È insomma possibile immaginare Les herbes folles quale grande atto d'amore nei confronti del cinema - sotto forma di riflessione sul mezzo e sulla possibilità di utilizzarlo in libertà - condotta attraverso un'autodenuncia quasi godardiana: l'insistito ricorrere dell'insegna del cinema, il riferimento preciso a una pellicola hollywoodiana - I Ponti di Toko-ri di Robson - la cui trama viene ironicamente snocciolata in dieci secondi dal narratore, l'uso della fanfara della 20th Century Fox e la falsa chiusura in lieto Fin-e, il riavvicinamento al contrario di George all'ingresso del cinema che segna quasi una riconsegna del personaggio a un ambito immaginario preciso, i vari gradi di commedia (quasi lubitschiana), l'uso artificioso della magnifica tavolozza cromatica, la scelta di uno score hollywoodiano (di Mark Snow, già in Cuori). i due zoom "da serie B" nella scena di Marguerite dal meccanico (comunque i generi citati, direttamente o indirettamente, portano a un catalogo), la stessa scelta del cognome della protagonista [2], tutti elementi che hanno la chiara funzione di mettere a nudo il dispositivo di un film in cui è da ammirare l'anarchia controllata dell'arte di Resnais, un ottantasettenne che gira con l'entusiasmo di un ventenne, che non rinuncia a sperimentare, che, superate le fredde analisi del passato (si riguardi oggi Mon oncle d'Amerique), si dimostra un botanico felicemente, teneramente empatico con le erbacce di cui osserva l'incontrollato germogliare.
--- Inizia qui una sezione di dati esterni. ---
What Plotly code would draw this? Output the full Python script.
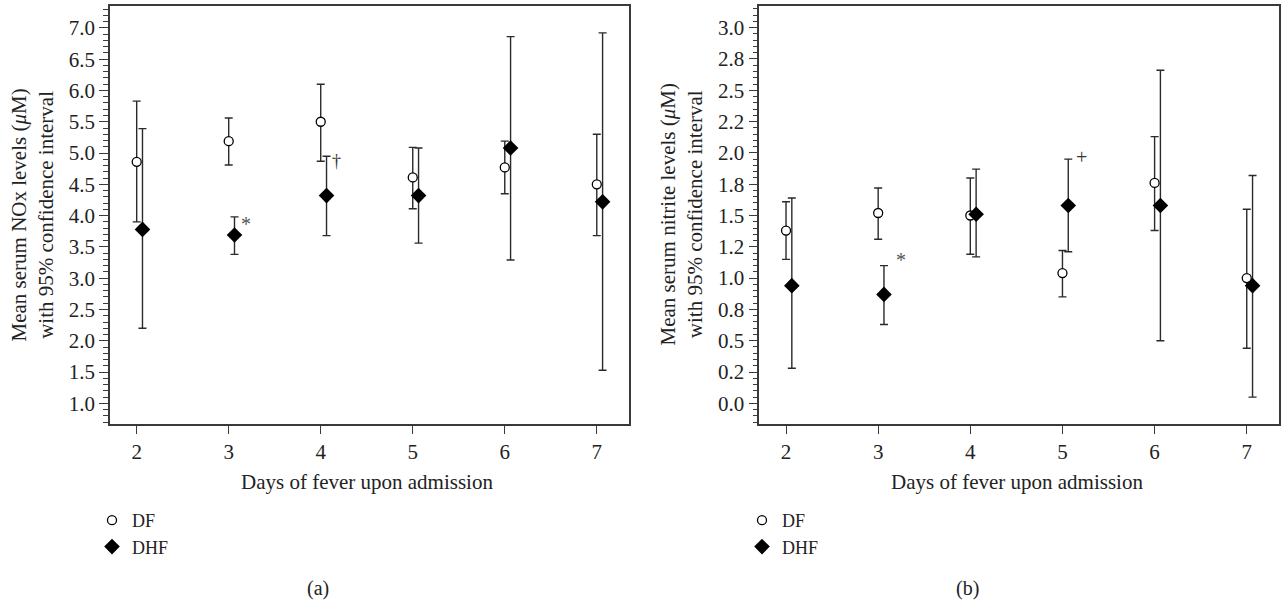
import plotly.graph_objects as go

# ---------------- data ----------------
days = [2, 3, 4, 5, 6, 7]

# Panel (a): NOx (uM)
nox_df_mean = [4.86, 5.19, 5.50, 4.61, 4.77, 4.50]
nox_df_upper = [5.83, 5.56, 6.10, 5.09, 5.19, 5.30]
nox_df_lower = [3.90, 4.81, 4.87, 4.11, 4.35, 3.68]
nox_dhf_mean = [3.78, 3.69, 4.32, 4.32, 5.08, 4.22]
nox_dhf_upper = [5.39, 3.98, 4.95, 5.08, 6.86, 6.92]
nox_dhf_lower = [2.20, 3.38, 3.68, 3.56, 3.29, 1.53]

# Panel (b): nitrite (uM)
nit_df_mean = [1.38, 1.52, 1.50, 1.04, 1.76, 1.00]
nit_df_upper = [1.61, 1.72, 1.80, 1.22, 2.13, 1.55]
nit_df_lower = [1.15, 1.31, 1.19, 0.85, 1.38, 0.44]
nit_dhf_mean = [0.94, 0.87, 1.51, 1.58, 1.58, 0.94]
nit_dhf_upper = [1.64, 1.10, 1.87, 1.95, 2.66, 1.82]
nit_dhf_lower = [0.28, 0.63, 1.17, 1.21, 0.50, 0.05]

nit_tickvals = [0.0, 0.25, 0.5, 0.75, 1.0, 1.25, 1.5, 1.75, 2.0, 2.25, 2.5, 2.75, 3.0]
nit_ticktext = ["0.0", "0.2", "0.5", "0.8", "1.0", "1.2", "1.5", "1.8", "2.0", "2.2", "2.5", "2.8", "3.0"]

series_names = ["DF", "DHF"]

# ---------------- style ----------------
FONT = "Liberation Serif"
INK = "#222222"
AXC = "#3a3a3a"
DF_OFF = 0.0
DHF_OFF = 0.063
W, H = 1281, 601


def px_x(p):
    return p / W


def px_y(p):
    return (H - p) / H


def err(mean, up, lo):
    return dict(type="data", symmetric=False,
                array=[u - m for u, m in zip(up, mean)],
                arrayminus=[m - l for m, l in zip(mean, lo)],
                color="#2a2a2a", thickness=1.4, width=4)


fig = go.Figure()

panels = [
    ("x", "y", "legend", nox_df_mean, nox_df_upper, nox_df_lower,
     nox_dhf_mean, nox_dhf_upper, nox_dhf_lower),
    ("x2", "y2", "legend2", nit_df_mean, nit_df_upper, nit_df_lower,
     nit_dhf_mean, nit_dhf_upper, nit_dhf_lower),
]

for xa, ya, lg, dm, du, dl, hm, hu, hl in panels:
    fig.add_trace(go.Scatter(
        x=[d + DF_OFF for d in days], y=dm, mode="markers", name=series_names[0],
        xaxis=xa, yaxis=ya, legend=lg,
        marker=dict(symbol="circle", size=9, color="white",
                    line=dict(color="black", width=1.3)),
        error_y=err(dm, du, dl)))
    fig.add_trace(go.Scatter(
        x=[d + DHF_OFF for d in days], y=hm, mode="markers", name=series_names[1],
        xaxis=xa, yaxis=ya, legend=lg,
        marker=dict(symbol="diamond", size=12, color="black",
                    line=dict(color="black", width=0)),
        error_y=err(hm, hu, hl)))

TICKFONT = dict(family=FONT, size=21, color=INK)
xaxis_common = dict(
    range=[1.71, 7.35], tickmode="array", tickvals=days,
    ticks="outside", ticklen=8, tickwidth=1.3, tickcolor=AXC,
    showline=True, mirror=True, linecolor=AXC, linewidth=1.5,
    showgrid=False, zeroline=False, tickfont=TICKFONT,
)
yaxis_common = dict(
    ticks="outside", ticklen=9, tickwidth=1.3, tickcolor=AXC,
    showline=True, mirror=True, linecolor=AXC, linewidth=1.5,
    showgrid=False, zeroline=False, tickfont=TICKFONT,
    domain=[px_y(424), px_y(6)],
)

LEGFONT = dict(family=FONT, size=18, color=INK)
fig.update_layout(
    width=W, height=H,
    margin=dict(l=0, r=0, t=0, b=0),
    paper_bgcolor="white", plot_bgcolor="white",
    font=dict(family=FONT, size=21, color=INK),
    xaxis=dict(xaxis_common, domain=[px_x(110), px_x(629)], anchor="y"),
    xaxis2=dict(xaxis_common, domain=[px_x(759.3), px_x(1279)], anchor="y2"),
    yaxis=dict(yaxis_common, anchor="x", range=[0.67, 7.35],
               tickmode="linear", tick0=1.0, dtick=0.5, tickformat=".1f",
               minor=dict(dtick=0.1, tick0=0, ticklen=5, tickwidth=1.1,
                          tickcolor=AXC, ticks="outside")),
    yaxis2=dict(yaxis_common, anchor="x2", range=[-0.165, 3.173],
                tickmode="array", tickvals=nit_tickvals, ticktext=nit_ticktext,
                minor=dict(dtick=0.05, tick0=0, ticklen=5, tickwidth=1.1,
                           tickcolor=AXC, ticks="outside")),
    showlegend=True,
    legend=dict(x=px_x(92), y=px_y(502), xanchor="left", yanchor="top",
                bgcolor="rgba(0,0,0,0)", font=LEGFONT, tracegroupgap=0),
    legend2=dict(x=px_x(742), y=px_y(502), xanchor="left", yanchor="top",
                 bgcolor="rgba(0,0,0,0)", font=LEGFONT, tracegroupgap=0),
)

ann = []
# y axis titles
ann.append(dict(text="Mean serum NOx levels (<i>μ</i>M)<br>with 95% confidence interval",
                x=px_x(31.5), y=px_y(215), xref="paper", yref="paper",
                textangle=-90, showarrow=False, xanchor="center", yanchor="middle",
                font=dict(family=FONT, size=21, color=INK)))
ann.append(dict(text="Mean serum nitrite levels (<i>μ</i>M)<br>with 95% confidence interval",
                x=px_x(680.5), y=px_y(215), xref="paper", yref="paper",
                textangle=-90, showarrow=False, xanchor="center", yanchor="middle",
                font=dict(family=FONT, size=21, color=INK)))
# x axis titles
for cx in (367, 1017):
    ann.append(dict(text="Days of fever upon admission", x=px_x(cx), y=px_y(482),
                    xref="paper", yref="paper", showarrow=False,
                    xanchor="center", yanchor="middle",
                    font=dict(family=FONT, size=21, color=INK)))
# panel labels
ann.append(dict(text="(a)", x=px_x(318), y=px_y(588), xref="paper", yref="paper",
                showarrow=False, xanchor="center", yanchor="middle",
                font=dict(family=FONT, size=20, color=INK)))
ann.append(dict(text="(b)", x=px_x(968), y=px_y(588), xref="paper", yref="paper",
                showarrow=False, xanchor="center", yanchor="middle",
                font=dict(family=FONT, size=20, color=INK)))
# significance marks
ann.append(dict(text="*", x=3.185, y=3.86, xref="x", yref="y", showarrow=False,
                font=dict(family=FONT, size=20, color="#555555")))
ann.append(dict(text="†", x=4.166, y=4.87, xref="x", yref="y", showarrow=False,
                font=dict(family=FONT, size=18, color="#333333")))
ann.append(dict(text="*", x=3.253, y=1.145, xref="x2", yref="y2", showarrow=False,
                font=dict(family=FONT, size=20, color="#555555")))
ann.append(dict(text="+", x=5.207, y=1.97, xref="x2", yref="y2", showarrow=False,
                font=dict(family=FONT, size=20, color="#333333")))
fig.update_layout(annotations=ann)

fig.write_html("out.html", config={"displayModeBar": False},
               post_script="document.body.style.margin='0';document.body.style.overflow='hidden';")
[1] Ci pare, a tal proposito, bellissima e pertinente all’analisi critica del film la dichiarazione rilasciata dallo scrittore: Resnais non filma la letteratura, compone delle immagini che ci parlano d’altro - di cosa non saprei -, ma ciò si vede, ed è questo che il cinema deve essere.
[2] I titoli di testa contestualizzano il film in un'altra dimensione.